-- Start Dataset content --

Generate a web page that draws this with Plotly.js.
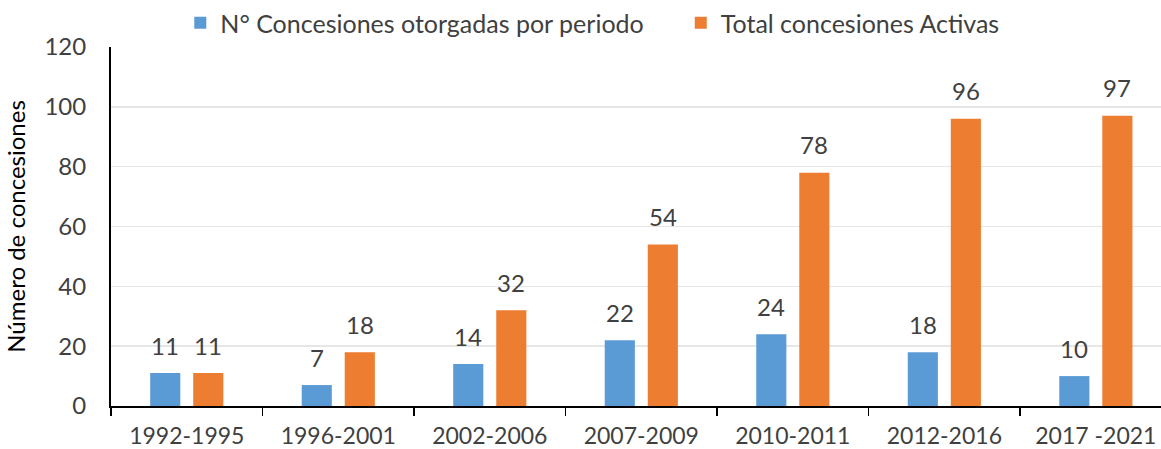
<!DOCTYPE html>
<html><head><meta charset="utf-8">
<script src="https://cdn.plot.ly/plotly-3.0.1.min.js"></script>
<style>body{margin:0}#c{width:1161px;height:449px}</style>
</head><body><div id="c"></div>
<script>
const categories = ["1992-1995","1996-2001","2002-2006","2007-2009","2010-2011","2012-2016","2017 -2021"];
const otorgadas = [11,7,14,22,24,18,10];
const activas = [11,18,32,54,78,96,97];
const seriesNames = ["N° Concesiones otorgadas por periodo","Total concesiones Activas"];
const FONT = "Lato, 'Open Sans', sans-serif";
const PAD = "\u00a0\u00a0\u00a0\u00a0\u00a0";
const traces = [
  {type:"bar", x:categories, y:otorgadas, name:seriesNames[0] + PAD, marker:{color:"#5B9BD5"}},
  {type:"bar", x:categories, y:activas, name:seriesNames[1], marker:{color:"#ED7D31"}}
];
const ann = [];
categories.forEach((c,i)=>{
  ann.push({x:c, y:otorgadas[i], text:String(otorgadas[i]), xshift:-21.5, yshift:28, showarrow:false, font:{size:24,color:"#404040",family:FONT}});
  ann.push({x:c, y:activas[i], text:String(activas[i]), xshift:21.5, yshift:28, showarrow:false, font:{size:24,color:"#404040",family:FONT}});
});
const layout = {
  width:1161, height:449,
  margin:{l:111, r:0, t:47, b:43},
  paper_bgcolor:"#fff", plot_bgcolor:"#fff",
  font:{family:FONT, color:"#404040", size:23},
  barmode:"group", bargap:0.432, bargroupgap:0.30,
  showlegend:true,
  legend:{orientation:"h", x:0.066, xanchor:"left", y:1.0, yanchor:"top", yref:"container", font:{size:25,color:"#404040"}, traceorder:"normal", itemwidth:30},
  xaxis:{type:"category", range:[-0.5,6.43], showline:true, linecolor:"#000", linewidth:2,
         ticks:"outside", tickson:"boundaries", ticklen:8, tickcolor:"#000", tickwidth:1.5,
         showgrid:false, tickfont:{size:23,color:"#404040"}, ticklabelstandoff:8, fixedrange:true},
  yaxis:{range:[0,120], dtick:20, showline:true, linecolor:"#000", linewidth:2,
         showgrid:true, gridcolor:"#e6e6e6", gridwidth:1.5, zeroline:false, ticks:"",
         tickfont:{size:24,color:"#404040"}, ticklabelstandoff:18,
         title:{text:"Número de concesiones", font:{size:24,color:"#000"}, standoff:12}},
  annotations:ann
};
Plotly.newPlot("c", traces, layout, {staticPlot:true});
</script></body></html>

-- End Dataset content --

Given problem
Reproduce the material word for word. Any pictures should be left out of the copy.

Right answer
Generate a web page that draws this with Plotly.js.
<!DOCTYPE html>
<html><head><meta charset="utf-8">
<script src="https://cdn.plot.ly/plotly-3.0.1.min.js"></script>
<style>body{margin:0}#c{width:1161px;height:449px}</style>
</head><body><div id="c"></div>
<script>
const categories = ["1992-1995","1996-2001","2002-2006","2007-2009","2010-2011","2012-2016","2017 -2021"];
const otorgadas = [11,7,14,22,24,18,10];
const activas = [11,18,32,54,78,96,97];
const seriesNames = ["N° Concesiones otorgadas por periodo","Total concesiones Activas"];
const FONT = "Lato, 'Open Sans', sans-serif";
const PAD = "\u00a0\u00a0\u00a0\u00a0\u00a0";
const traces = [
  {type:"bar", x:categories, y:otorgadas, name:seriesNames[0] + PAD, marker:{color:"#5B9BD5"}},
  {type:"bar", x:categories, y:activas, name:seriesNames[1], marker:{color:"#ED7D31"}}
];
const ann = [];
categories.forEach((c,i)=>{
  ann.push({x:c, y:otorgadas[i], text:String(otorgadas[i]), xshift:-21.5, yshift:28, showarrow:false, font:{size:24,color:"#404040",family:FONT}});
  ann.push({x:c, y:activas[i], text:String(activas[i]), xshift:21.5, yshift:28, showarrow:false, font:{size:24,color:"#404040",family:FONT}});
});
const layout = {
  width:1161, height:449,
  margin:{l:111, r:0, t:47, b:43},
  paper_bgcolor:"#fff", plot_bgcolor:"#fff",
  font:{family:FONT, color:"#404040", size:23},
  barmode:"group", bargap:0.432, bargroupgap:0.30,
  showlegend:true,
  legend:{orientation:"h", x:0.066, xanchor:"left", y:1.0, yanchor:"top", yref:"container", font:{size:25,color:"#404040"}, traceorder:"normal", itemwidth:30},
  xaxis:{type:"category", range:[-0.5,6.43], showline:true, linecolor:"#000", linewidth:2,
         ticks:"outside", tickson:"boundaries", ticklen:8, tickcolor:"#000", tickwidth:1.5,
         showgrid:false, tickfont:{size:23,color:"#404040"}, ticklabelstandoff:8, fixedrange:true},
  yaxis:{range:[0,120], dtick:20, showline:true, linecolor:"#000", linewidth:2,
         showgrid:true, gridcolor:"#e6e6e6", gridwidth:1.5, zeroline:false, ticks:"",
         tickfont:{size:24,color:"#404040"}, ticklabelstandoff:18,
         title:{text:"Número de concesiones", font:{size:24,color:"#000"}, standoff:12}},
  annotations:ann
};
Plotly.newPlot("c", traces, layout, {staticPlot:true});
</script></body></html>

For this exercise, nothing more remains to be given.